脳卒中患者のリーチ動作練習の効果Sitting training early after stroke improves sitting ability and quality and carries over to standing up but not to walking: a randomised trial.?PubMedへ Dean CM.et al.(2007) 

 

 

 

本論文を読むに至った思考・経緯

•多くの臨床の現場で用いられるリーチ動作練習が結果としてどのような効果を上げているのか興味を持ち、本論文に至る。

 

 

 

論文内容

研究背景・目的

 

•座位能力は、座った姿勢を保持する能力だけでなく、何か物を取る等BOSを超え様々な物にリーチしていくような能力も含まれる。この能力は、脳卒中後の患者様にとって自立した生活を行う為に不可欠なスキルである。本論文は、脳卒中後早期の座位練習のタスクの違いにより効果に差があるか、また立位や歩行など他の能力に持ち越しされるかを研究した論文である。
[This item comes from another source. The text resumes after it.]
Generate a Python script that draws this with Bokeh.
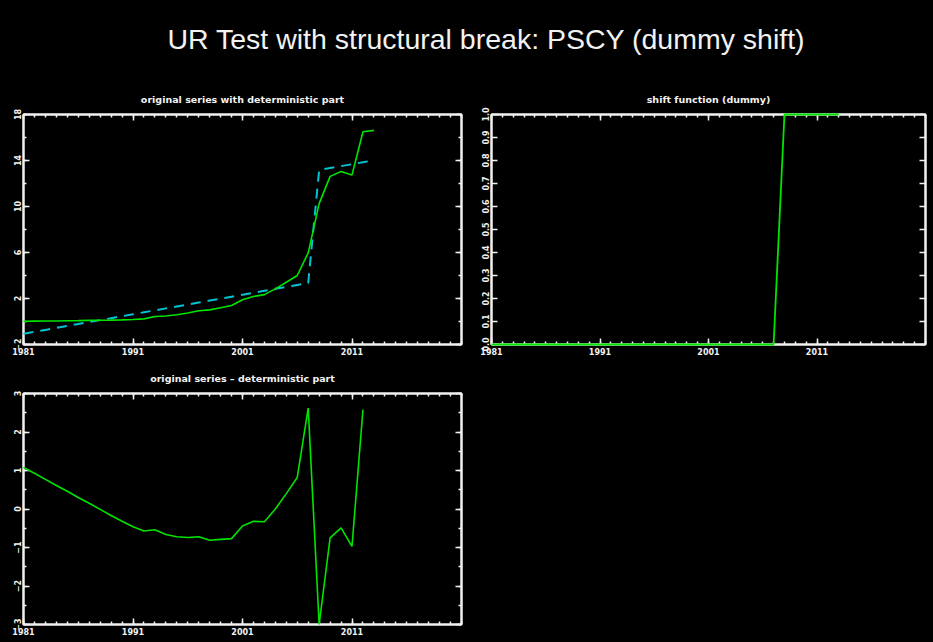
from bokeh.plotting import figure
from bokeh.models import Range1d, FixedTicker, LinearAxis, Label, PrintfTickFormatter
from bokeh.layouts import column, row
from bokeh.embed import file_html
from bokeh.resources import INLINE

# ---------------- data ----------------
main_title = "UR Test with structural break: PSCY (dummy shift)"
title_p1 = "original series with deterministic part"
title_p2 = "shift function (dummy)"
title_p3 = "original series \u2013 deterministic part"

years = [1981, 1982, 1983, 1984, 1985, 1986, 1987, 1988, 1989, 1990,
         1991, 1992, 1993, 1994, 1995, 1996, 1997, 1998, 1999, 2000,
         2001, 2002, 2003, 2004, 2005, 2006, 2007, 2008, 2009, 2010,
         2011, 2012, 2013]

original = [0.01, 0.03, 0.04, 0.05, 0.07, 0.08, 0.10, 0.11, 0.12, 0.14,
            0.17, 0.23, 0.43, 0.48, 0.59, 0.74, 0.93, 1.01, 1.20, 1.39,
            1.89, 2.18, 2.34, 2.84, 3.41, 4.00, 5.97, 10.25, 12.62, 13.05,
            12.74, 16.50, 16.62]

deterministic = [-1.07, -0.90, -0.73, -0.56, -0.39, -0.22, -0.05, 0.12, 0.29, 0.46,
                 0.63, 0.80, 0.97, 1.14, 1.31, 1.48, 1.65, 1.82, 1.99, 2.16,
                 2.33, 2.50, 2.67, 2.84, 3.01, 3.18, 3.35, 13.17, 13.34, 13.51,
                 13.68, 13.85, 14.02]

dummy = [0, 0, 0, 0, 0, 0, 0, 0, 0, 0,
         0, 0, 0, 0, 0, 0, 0, 0, 0, 0,
         0, 0, 0, 0, 0, 0, 0, 1, 1, 1,
         1, 1, 1]

resid_years = [1981, 1982, 1983, 1984, 1985, 1986, 1987, 1988, 1989, 1990,
               1991, 1992, 1993, 1994, 1995, 1996, 1997, 1998, 1999, 2000,
               2001, 2002, 2003, 2004, 2005, 2006, 2007, 2008, 2009, 2010,
               2011, 2012]

residual = [1.08, 0.93, 0.77, 0.61, 0.46, 0.30, 0.15, -0.01, -0.17, -0.32,
            -0.46, -0.57, -0.54, -0.66, -0.72, -0.74, -0.72, -0.81, -0.79, -0.77,
            -0.44, -0.32, -0.33, 0.00, 0.40, 0.82, 2.62, -3.00, -0.75, -0.49,
            -0.97, 2.58]

x_ticks = [1981, 1991, 2001, 2011]
x_minor_ticks = list(range(1981, 2022))
x_limits = (1981, 2021)

p1_y_ticks = [-2, 2, 6, 10, 14, 18]
p1_y_minor = [-2, 0, 2, 4, 6, 8, 10, 12, 14, 16, 18]
p1_y_limits = (-2, 18)

p2_y_ticks = [0.0, 0.1, 0.2, 0.3, 0.4, 0.5, 0.6, 0.7, 0.8, 0.9, 1.0]
p2_y_limits = (0, 1)

p3_y_ticks = [-3, -2, -1, 0, 1, 2, 3]
p3_y_minor = [-3, -2.5, -2, -1.5, -1, -0.5, 0, 0.5, 1, 1.5, 2, 2.5, 3]
p3_y_limits = (-3, 3)

# ---------------- style ----------------
BG = "#000000"
FG = "#f2f2f2"
GREEN = "#00e400"
CYAN = "#00c4d4"
TICK_FONT = "DejaVu Sans"


def style_axis(ax, show_labels):
    ax.axis_line_color = FG
    ax.axis_line_width = 2
    ax.major_tick_line_color = FG
    ax.minor_tick_line_color = FG
    ax.major_tick_line_width = 1.5
    ax.minor_tick_line_width = 1.5
    ax.major_tick_in = 6
    ax.major_tick_out = 0
    ax.minor_tick_in = 3
    ax.minor_tick_out = 0
    ax.axis_label = None
    if show_labels:
        ax.major_label_text_color = FG
        ax.major_label_text_font = TICK_FONT
        ax.major_label_text_font_style = "bold"
        ax.major_label_text_font_size = "8px"
        ax.major_label_standoff = 3
    else:
        ax.major_label_text_font_size = "0px"
        ax.major_label_text_alpha = 0
        ax.major_label_standoff = 0


def make_panel(title, width, height, ylim, yticks, yminor, borders, yfmt=None):
    p = figure(width=width, height=height, output_backend="svg",
               toolbar_location=None, x_range=Range1d(*x_limits),
               y_range=Range1d(*ylim))
    p.min_border_left, p.min_border_right, p.min_border_top, p.min_border_bottom = borders
    p.background_fill_color = BG
    p.border_fill_color = BG
    p.outline_line_color = FG
    p.outline_line_width = 2
    p.grid.visible = False

    p.title.text = title
    p.title.align = "center"
    p.title.text_color = FG
    p.title.text_font = TICK_FONT
    p.title.text_font_style = "bold"
    p.title.text_font_size = "9.5px"
    p.title.standoff = 20

    xt = FixedTicker(ticks=x_ticks, minor_ticks=x_minor_ticks)
    yt = FixedTicker(ticks=yticks, minor_ticks=yminor)

    bottom = p.xaxis[0]
    left = p.yaxis[0]
    bottom.ticker = xt
    left.ticker = yt
    left.major_label_orientation = "vertical"
    if yfmt is not None:
        left.formatter = PrintfTickFormatter(format=yfmt)

    top_ax = LinearAxis(ticker=xt)
    right_ax = LinearAxis(ticker=yt)
    p.add_layout(top_ax, "above")
    p.add_layout(right_ax, "right")

    style_axis(bottom, True)
    style_axis(left, True)
    style_axis(top_ax, False)
    style_axis(right_ax, False)
    return p


# header with the main title
header = figure(width=933, height=80, output_backend="svg", toolbar_location=None,
                x_axis_type=None, y_axis_type=None, min_border=0,
                x_range=Range1d(0, 1), y_range=Range1d(0, 1))
header.background_fill_color = BG
header.border_fill_color = BG
header.outline_line_color = None
header.grid.visible = False
header.add_layout(Label(x=463, y=42, x_units="screen", y_units="screen",
                        text=main_title, text_align="center", text_baseline="middle",
                        text_color=FG, text_font="Liberation Sans",
                        text_font_size="28.5px"))

# panel 1: original series with deterministic part
p1 = make_panel(title_p1, 476, 280, p1_y_limits, p1_y_ticks, p1_y_minor, (23, 15, 32, 15))
r = p1.line(years, deterministic, line_color=CYAN, line_width=2, line_dash="10 7")
r.level = "overlay"
r = p1.line(years, original, line_color=GREEN, line_width=1.6)
r.level = "overlay"

# panel 2: shift function
p2 = make_panel(title_p2, 457, 280, p2_y_limits, p2_y_ticks, [], (15, 8, 34, 16), yfmt="%.1f")
r = p2.line(years, dummy, line_color=GREEN, line_width=1.8)
r.level = "overlay"

# panel 3: residual
p3 = make_panel(title_p3, 476, 282, p3_y_limits, p3_y_ticks, p3_y_minor, (23, 15, 32, 18))
r = p3.line(resid_years, residual, line_color=GREEN, line_width=1.6)
r.level = "overlay"

layout = column(header, row(p1, p2, styles={"background-color": BG}), p3,
                styles={"background-color": BG})

open("out.html", "w").write(file_html(layout, INLINE))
また、訓練を終了してから6ヶ月間維持されているか調査した。

 

 

 

研究方法

 

•参加者は脳卒中後3ヵ月未満の介助なしに座位保持ができる12人の患者である。

 

•実験グループは、リーチ動作練習を含む2週間の座位訓練を行った。対照群は、2週間の擬似的な座位訓練を完了した。これは、腕の長さの範囲内での認知操作を行うことを含んでいる。

 

•主に座位保持能力(最大リーチ距離)を調査した。副次的に座位の質(①麻痺側下肢方向へのリーチ動作の目標までの到達時間②麻痺側下肢の最大垂直力)、10m歩行テスト中の立ち上がり動作の麻痺側下肢の最大垂直力および歩行速度を調査した。結果は、訓練の前後および6ヵ月後にとられた。

 

研究結果

 

•2週間の訓練後、実験群はリーチ動作において最大到達距離を0.17m増加し、0.5秒移動時間を短縮し、麻痺側下肢の最大垂直力を体重の13%増加させた。立ち上がり動作時に対象群と比較し荷重量の21%増加を示した。

 

•6ヶ月後、最大リーチ距離と立ち上がり時の麻痺側下肢の最大垂直力の維持に関し有意差を示した。しかし、リーチ動作時の麻痺側下肢を通る最大垂直力とリーチ到達にかかる時間は6か月後に有意差がなかった。

 

•立ち上がりでは2週間および6ヵ月の訓練後に、実験群は対照群と比較し麻痺側下肢の最大垂直力を増加させた。

 

•2週間または6ヵ月の訓練後の10m歩行試験中の歩行速度に有意差はなかった。

rbb

 

他論文からの追記

 

•同様の実験が脳卒中後1年以上経過した患者で行われている。リーチ練習を含む座位訓練プログラムに参加した被験者は、練習を行わないCON群と比較し、より早くリーチを行い、麻痺側下肢への荷重量を増加させ、麻痺筋の活性化を増加させることができた。sit to standでの改善が見られた。Task-related training improves performance of seated reaching tasks after stroke.A randomized controlled trial.Dean CM. et al(1997)

 

•脳卒中患者において様々な知覚入力の座位バランストレーニングを行ったグループと知覚入力なしに練習を行ったグループでは、訓練後に双方がバランスおよび生活の質において有意に改善したが、実験群においてより有意な改善が見られた。⇒Effect of sitting balance training under varied sensory input on balance and quality of life in stroke patients . Ibrahimi N et al.(2010)

 

 

 

私見・明日への臨床アイデア

•座位は、基本的に足部(下肢)よりも殿部側に重心が位置する。リーチ動作は、重心を殿部から足部へ移し、その先にある目標物へ手を伸ばす動作のため、足部へ重心を移す練習となり、vertical forceも増すことが促されることが推察され、それを行わない群とは差が出るのは当然と思われる。

 

•しかしただ単にリーチすることは、立位や歩行の構成要素が考えられておらず、それらを変化させる練習にはならない。

 

•患者の立位や歩行で評価した機能的問題を解決することを意図したリーチ練習や身体の機能的リンクを意識したリーチ練習等、練られたリーチ動作であれば、立位や歩行の結果はもう少し変わるのではないかと思われる。